Generally, we would also agree cyberbullying – or just bullying – is not a good thing.

However, control in the guise these terms that dictate speech without common definitions and legal framework is not responsible and not appropriate. It is not acceptable. It is not reasonable, another favorite word of control. It is just not acceptable.

And that’s the problem being played out in California’s Lodi School District as debate rages over an imposed social media policy that could remove students from their extracurricular activities for inappropriate expression.

Of course, inappropriate is not defined.

As Bear Creek High’s newspaper editor said, as reported  by the Student Press Law Center, “The district has decided that they are allowed to remove me from my extra-curriculars if they do not approve of my opinions,” Williams’ statement reads. “What vexes me most severely is that this contract is not a threat but an ultimatum: students must choose either their rights or their passions and personality.
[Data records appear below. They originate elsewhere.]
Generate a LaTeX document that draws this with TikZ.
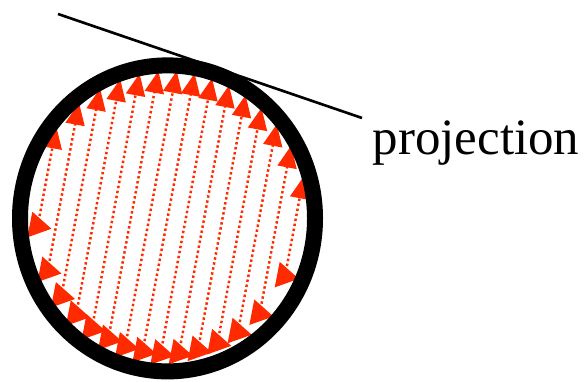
\documentclass[tikz,border=0pt]{standalone}
\usepackage{fontspec}
\setmainfont{Liberation Serif}
\usetikzlibrary{arrows.meta}
\definecolor{raycol}{RGB}{255,42,0}
\tikzset{
  ray/.style={raycol, line width=0.7pt, dash pattern=on 0.7pt off 0.75pt,
    -{Triangle[length=0.22cm,width=0.19cm]}},
  sidetip/.pic={\fill[raycol] (-0.08,0.13) -- (-0.08,-0.13) -- (0.14,0) -- cycle;}
}

\begin{document}
\begin{tikzpicture}
\useasboundingbox (0,0) rectangle (5.87,3.82);
\coordinate (c) at (1.675,1.636);
% parallel rays through the disc
\begin{scope}[shift={(c)}, yscale=1.04]
\foreach \d in {-1.26,-1.08,...,1.27}{
  \pgfmathsetmacro\a{acos(\d/1.42)}
  \pgfmathsetmacro\b{acos(\d/1.3)}
  \coordinate (top) at (-11+\a:1.42);
  \coordinate (bot) at (-11-\b:1.3);
  \draw[ray] (bot) -- (top);
  \pic[rotate=-11] at (bot) {sidetip};
}
\end{scope}
\draw[line width=0.16cm] (c) ellipse (1.475cm and 1.53cm);
\coordinate (p1) at (0.58,3.68);
\coordinate (p2) at (3.62,2.64);
\draw[line width=0.75pt] (p1) -- (p2);
\node[anchor=base west, inner sep=0pt, font=\fontsize{14.5}{17}\selectfont] (proj) at (3.72,2.27) {projection};
\end{tikzpicture}
\end{document}
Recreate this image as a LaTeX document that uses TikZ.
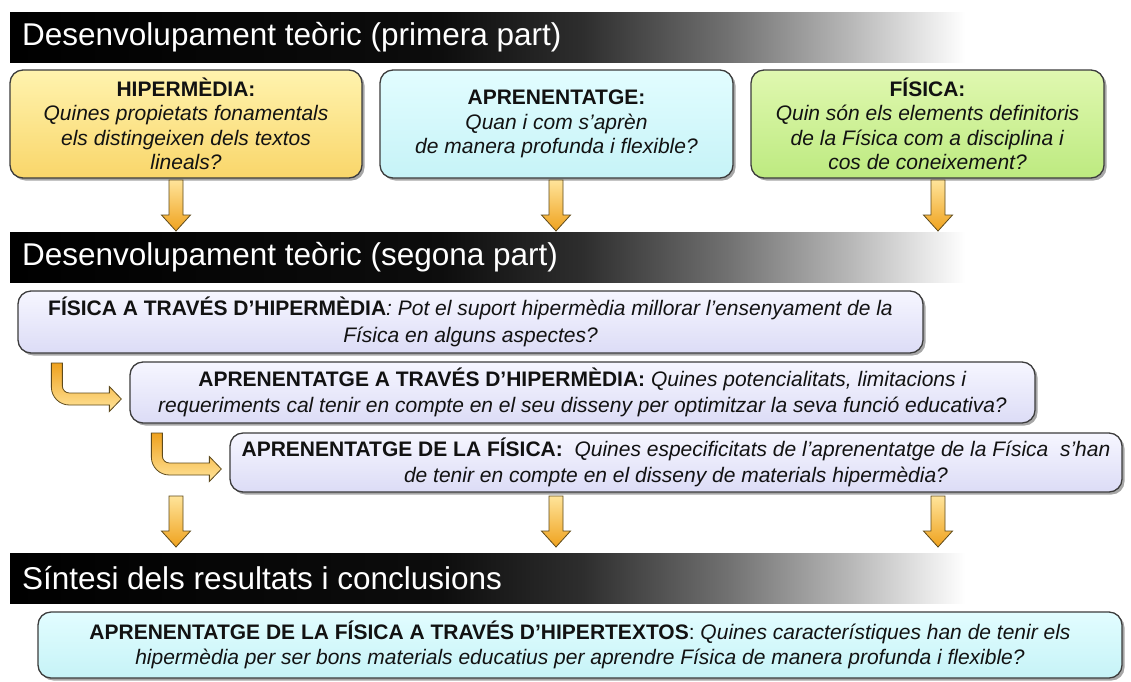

The district has made some foul errs in the past, but this time, they have gone way too far.”

The SPLC also reports California Senator Leland Yee, who authored legislation protecting student expression, wrote in support of student actions.

“While the problem of cyberbullying must be addressed,” Yee said in the SPLC report, “we must do so in a focused manner.” Yee wrote. “The policy of punishing students for saying anything deemed to be ‘inappropriate’ goes too far in restricting student speech. Policies regarding cyberbullying must be carefully and specifically written.”

Not only should cyberbullying and bullying policies be written precisely, with protecting student expression in mind, so should use of terms like inappropriate, responsible and acceptable.

Part of the solution in Lodi’s situation is what seems to be a board move to involve students in the decision-making process. Enough eyes and minds, from students to board members, from the ACLU and senator Leland Yee, might guarantee the policy is reasonable, appropriate and responsible, all with terms precisely definable and agreeable to all.

That would indeed be meaningful change in the learning process.